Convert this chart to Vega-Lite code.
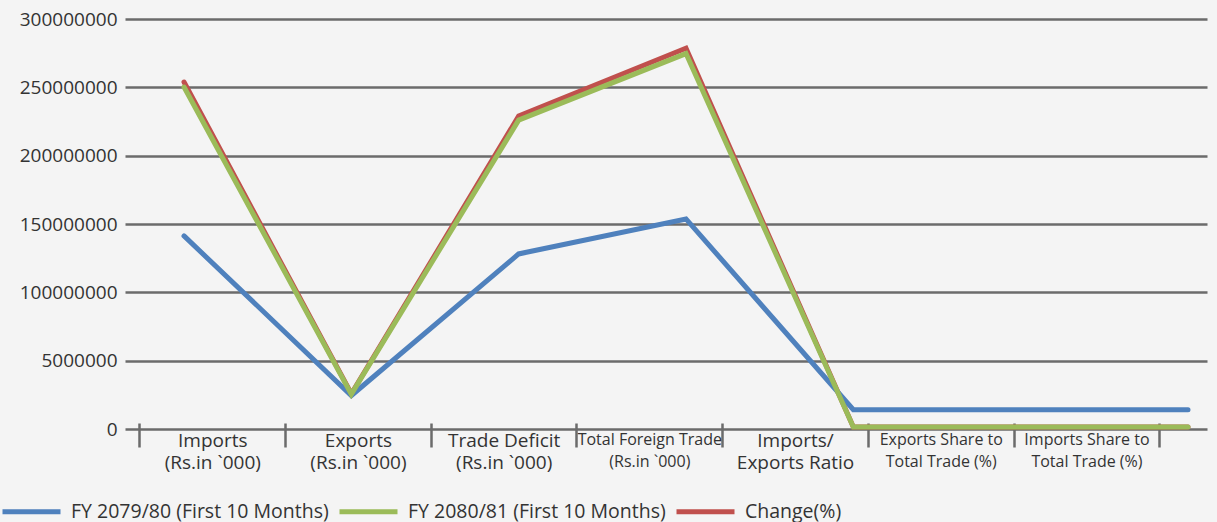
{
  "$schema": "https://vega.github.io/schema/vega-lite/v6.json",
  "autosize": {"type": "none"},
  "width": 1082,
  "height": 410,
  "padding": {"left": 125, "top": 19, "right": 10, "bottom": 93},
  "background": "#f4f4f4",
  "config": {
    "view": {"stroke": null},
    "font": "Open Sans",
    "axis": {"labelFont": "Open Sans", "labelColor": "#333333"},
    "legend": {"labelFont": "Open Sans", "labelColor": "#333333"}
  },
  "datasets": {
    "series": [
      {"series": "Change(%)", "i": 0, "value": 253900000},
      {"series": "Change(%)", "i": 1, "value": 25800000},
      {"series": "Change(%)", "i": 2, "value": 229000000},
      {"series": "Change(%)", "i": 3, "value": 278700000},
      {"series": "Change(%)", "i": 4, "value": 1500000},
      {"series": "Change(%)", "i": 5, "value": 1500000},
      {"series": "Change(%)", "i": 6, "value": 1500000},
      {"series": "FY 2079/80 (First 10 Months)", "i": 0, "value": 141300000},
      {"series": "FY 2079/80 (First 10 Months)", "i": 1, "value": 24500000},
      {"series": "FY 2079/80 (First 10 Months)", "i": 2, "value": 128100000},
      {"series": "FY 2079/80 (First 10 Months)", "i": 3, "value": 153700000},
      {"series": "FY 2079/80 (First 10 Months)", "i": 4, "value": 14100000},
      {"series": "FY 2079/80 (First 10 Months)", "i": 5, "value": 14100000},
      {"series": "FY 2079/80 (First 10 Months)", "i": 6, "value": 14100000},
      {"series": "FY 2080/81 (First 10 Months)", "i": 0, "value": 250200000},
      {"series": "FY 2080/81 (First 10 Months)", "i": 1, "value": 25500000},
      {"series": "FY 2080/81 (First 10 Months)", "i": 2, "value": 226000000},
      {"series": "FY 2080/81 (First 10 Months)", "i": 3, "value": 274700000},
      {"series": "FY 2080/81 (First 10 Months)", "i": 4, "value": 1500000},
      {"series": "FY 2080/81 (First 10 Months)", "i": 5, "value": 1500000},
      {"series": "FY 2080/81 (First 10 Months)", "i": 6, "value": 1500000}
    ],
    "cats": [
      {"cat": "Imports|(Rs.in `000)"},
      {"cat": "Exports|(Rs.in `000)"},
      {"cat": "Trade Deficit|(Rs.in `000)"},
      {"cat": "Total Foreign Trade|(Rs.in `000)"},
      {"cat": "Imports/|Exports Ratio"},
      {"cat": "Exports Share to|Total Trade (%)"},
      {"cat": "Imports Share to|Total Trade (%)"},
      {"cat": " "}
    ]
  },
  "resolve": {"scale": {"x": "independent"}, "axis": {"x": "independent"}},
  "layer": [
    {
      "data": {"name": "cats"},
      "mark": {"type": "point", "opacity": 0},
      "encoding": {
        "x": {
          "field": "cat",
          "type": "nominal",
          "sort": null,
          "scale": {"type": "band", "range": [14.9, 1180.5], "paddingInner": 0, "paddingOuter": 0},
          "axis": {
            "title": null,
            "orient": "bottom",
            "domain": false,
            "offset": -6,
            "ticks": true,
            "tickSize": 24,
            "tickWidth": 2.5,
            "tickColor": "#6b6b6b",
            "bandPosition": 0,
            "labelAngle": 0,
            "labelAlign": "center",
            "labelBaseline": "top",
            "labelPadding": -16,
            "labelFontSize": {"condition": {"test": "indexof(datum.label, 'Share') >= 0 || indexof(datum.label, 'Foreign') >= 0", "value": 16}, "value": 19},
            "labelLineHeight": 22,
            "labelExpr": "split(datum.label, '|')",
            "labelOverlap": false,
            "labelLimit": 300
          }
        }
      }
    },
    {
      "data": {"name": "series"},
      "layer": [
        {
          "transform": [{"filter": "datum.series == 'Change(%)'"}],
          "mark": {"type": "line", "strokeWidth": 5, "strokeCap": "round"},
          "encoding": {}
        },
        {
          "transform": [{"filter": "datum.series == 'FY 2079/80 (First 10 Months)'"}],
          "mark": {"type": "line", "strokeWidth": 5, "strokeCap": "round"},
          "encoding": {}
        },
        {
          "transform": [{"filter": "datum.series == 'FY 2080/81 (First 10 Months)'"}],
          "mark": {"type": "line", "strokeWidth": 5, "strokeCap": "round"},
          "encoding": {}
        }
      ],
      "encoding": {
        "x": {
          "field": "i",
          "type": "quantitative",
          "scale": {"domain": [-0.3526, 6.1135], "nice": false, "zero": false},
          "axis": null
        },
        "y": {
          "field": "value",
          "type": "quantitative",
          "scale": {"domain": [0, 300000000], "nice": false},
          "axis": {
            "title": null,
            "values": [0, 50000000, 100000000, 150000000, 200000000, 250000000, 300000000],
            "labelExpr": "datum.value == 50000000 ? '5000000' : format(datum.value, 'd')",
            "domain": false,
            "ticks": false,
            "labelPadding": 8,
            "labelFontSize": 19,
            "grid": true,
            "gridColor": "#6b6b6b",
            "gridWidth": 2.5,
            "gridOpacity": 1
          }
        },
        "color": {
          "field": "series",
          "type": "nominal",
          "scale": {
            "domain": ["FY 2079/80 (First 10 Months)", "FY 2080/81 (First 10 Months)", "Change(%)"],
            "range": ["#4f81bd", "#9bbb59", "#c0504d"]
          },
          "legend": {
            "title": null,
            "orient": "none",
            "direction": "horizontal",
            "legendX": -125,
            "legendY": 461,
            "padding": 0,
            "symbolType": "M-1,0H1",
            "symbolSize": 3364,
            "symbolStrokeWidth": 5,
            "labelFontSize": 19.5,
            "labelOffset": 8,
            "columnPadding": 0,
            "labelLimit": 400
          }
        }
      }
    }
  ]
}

## REQUIREMENT
Write out the material above again, word for word, minus its pictures.

## COMPLETE RESPONSE
Convert this chart to Vega-Lite code.
{
  "$schema": "https://vega.github.io/schema/vega-lite/v6.json",
  "autosize": {"type": "none"},
  "width": 1082,
  "height": 410,
  "padding": {"left": 125, "top": 19, "right": 10, "bottom": 93},
  "background": "#f4f4f4",
  "config": {
    "view": {"stroke": null},
    "font": "Open Sans",
    "axis": {"labelFont": "Open Sans", "labelColor": "#333333"},
    "legend": {"labelFont": "Open Sans", "labelColor": "#333333"}
  },
  "datasets": {
    "series": [
      {"series": "Change(%)", "i": 0, "value": 253900000},
      {"series": "Change(%)", "i": 1, "value": 25800000},
      {"series": "Change(%)", "i": 2, "value": 229000000},
      {"series": "Change(%)", "i": 3, "value": 278700000},
      {"series": "Change(%)", "i": 4, "value": 1500000},
      {"series": "Change(%)", "i": 5, "value": 1500000},
      {"series": "Change(%)", "i": 6, "value": 1500000},
      {"series": "FY 2079/80 (First 10 Months)", "i": 0, "value": 141300000},
      {"series": "FY 2079/80 (First 10 Months)", "i": 1, "value": 24500000},
      {"series": "FY 2079/80 (First 10 Months)", "i": 2, "value": 128100000},
      {"series": "FY 2079/80 (First 10 Months)", "i": 3, "value": 153700000},
      {"series": "FY 2079/80 (First 10 Months)", "i": 4, "value": 14100000},
      {"series": "FY 2079/80 (First 10 Months)", "i": 5, "value": 14100000},
      {"series": "FY 2079/80 (First 10 Months)", "i": 6, "value": 14100000},
      {"series": "FY 2080/81 (First 10 Months)", "i": 0, "value": 250200000},
      {"series": "FY 2080/81 (First 10 Months)", "i": 1, "value": 25500000},
      {"series": "FY 2080/81 (First 10 Months)", "i": 2, "value": 226000000},
      {"series": "FY 2080/81 (First 10 Months)", "i": 3, "value": 274700000},
      {"series": "FY 2080/81 (First 10 Months)", "i": 4, "value": 1500000},
      {"series": "FY 2080/81 (First 10 Months)", "i": 5, "value": 1500000},
      {"series": "FY 2080/81 (First 10 Months)", "i": 6, "value": 1500000}
    ],
    "cats": [
      {"cat": "Imports|(Rs.in `000)"},
      {"cat": "Exports|(Rs.in `000)"},
      {"cat": "Trade Deficit|(Rs.in `000)"},
      {"cat": "Total Foreign Trade|(Rs.in `000)"},
      {"cat": "Imports/|Exports Ratio"},
      {"cat": "Exports Share to|Total Trade (%)"},
      {"cat": "Imports Share to|Total Trade (%)"},
      {"cat": " "}
    ]
  },
  "resolve": {"scale": {"x": "independent"}, "axis": {"x": "independent"}},
  "layer": [
    {
      "data": {"name": "cats"},
      "mark": {"type": "point", "opacity": 0},
      "encoding": {
        "x": {
          "field": "cat",
          "type": "nominal",
          "sort": null,
          "scale": {"type": "band", "range": [14.9, 1180.5], "paddingInner": 0, "paddingOuter": 0},
          "axis": {
            "title": null,
            "orient": "bottom",
            "domain": false,
            "offset": -6,
            "ticks": true,
            "tickSize": 24,
            "tickWidth": 2.5,
            "tickColor": "#6b6b6b",
            "bandPosition": 0,
            "labelAngle": 0,
            "labelAlign": "center",
            "labelBaseline": "top",
            "labelPadding": -16,
            "labelFontSize": {"condition": {"test": "indexof(datum.label, 'Share') >= 0 || indexof(datum.label, 'Foreign') >= 0", "value": 16}, "value": 19},
            "labelLineHeight": 22,
            "labelExpr": "split(datum.label, '|')",
            "labelOverlap": false,
            "labelLimit": 300
          }
        }
      }
    },
    {
      "data": {"name": "series"},
      "layer": [
        {
          "transform": [{"filter": "datum.series == 'Change(%)'"}],
          "mark": {"type": "line", "strokeWidth": 5, "strokeCap": "round"},
          "encoding": {}
        },
        {
          "transform": [{"filter": "datum.series == 'FY 2079/80 (First 10 Months)'"}],
          "mark": {"type": "line", "strokeWidth": 5, "strokeCap": "round"},
          "encoding": {}
        },
        {
          "transform": [{"filter": "datum.series == 'FY 2080/81 (First 10 Months)'"}],
          "mark": {"type": "line", "strokeWidth": 5, "strokeCap": "round"},
          "encoding": {}
        }
      ],
      "encoding": {
        "x": {
          "field": "i",
          "type": "quantitative",
          "scale": {"domain": [-0.3526, 6.1135], "nice": false, "zero": false},
          "axis": null
        },
        "y": {
          "field": "value",
          "type": "quantitative",
          "scale": {"domain": [0, 300000000], "nice": false},
          "axis": {
            "title": null,
            "values": [0, 50000000, 100000000, 150000000, 200000000, 250000000, 300000000],
            "labelExpr": "datum.value == 50000000 ? '5000000' : format(datum.value, 'd')",
            "domain": false,
            "ticks": false,
            "labelPadding": 8,
            "labelFontSize": 19,
            "grid": true,
            "gridColor": "#6b6b6b",
            "gridWidth": 2.5,
            "gridOpacity": 1
          }
        },
        "color": {
          "field": "series",
          "type": "nominal",
          "scale": {
            "domain": ["FY 2079/80 (First 10 Months)", "FY 2080/81 (First 10 Months)", "Change(%)"],
            "range": ["#4f81bd", "#9bbb59", "#c0504d"]
          },
          "legend": {
            "title": null,
            "orient": "none",
            "direction": "horizontal",
            "legendX": -125,
            "legendY": 461,
            "padding": 0,
            "symbolType": "M-1,0H1",
            "symbolSize": 3364,
            "symbolStrokeWidth": 5,
            "labelFontSize": 19.5,
            "labelOffset": 8,
            "columnPadding": 0,
            "labelLimit": 400
          }
        }
      }
    }
  ]
}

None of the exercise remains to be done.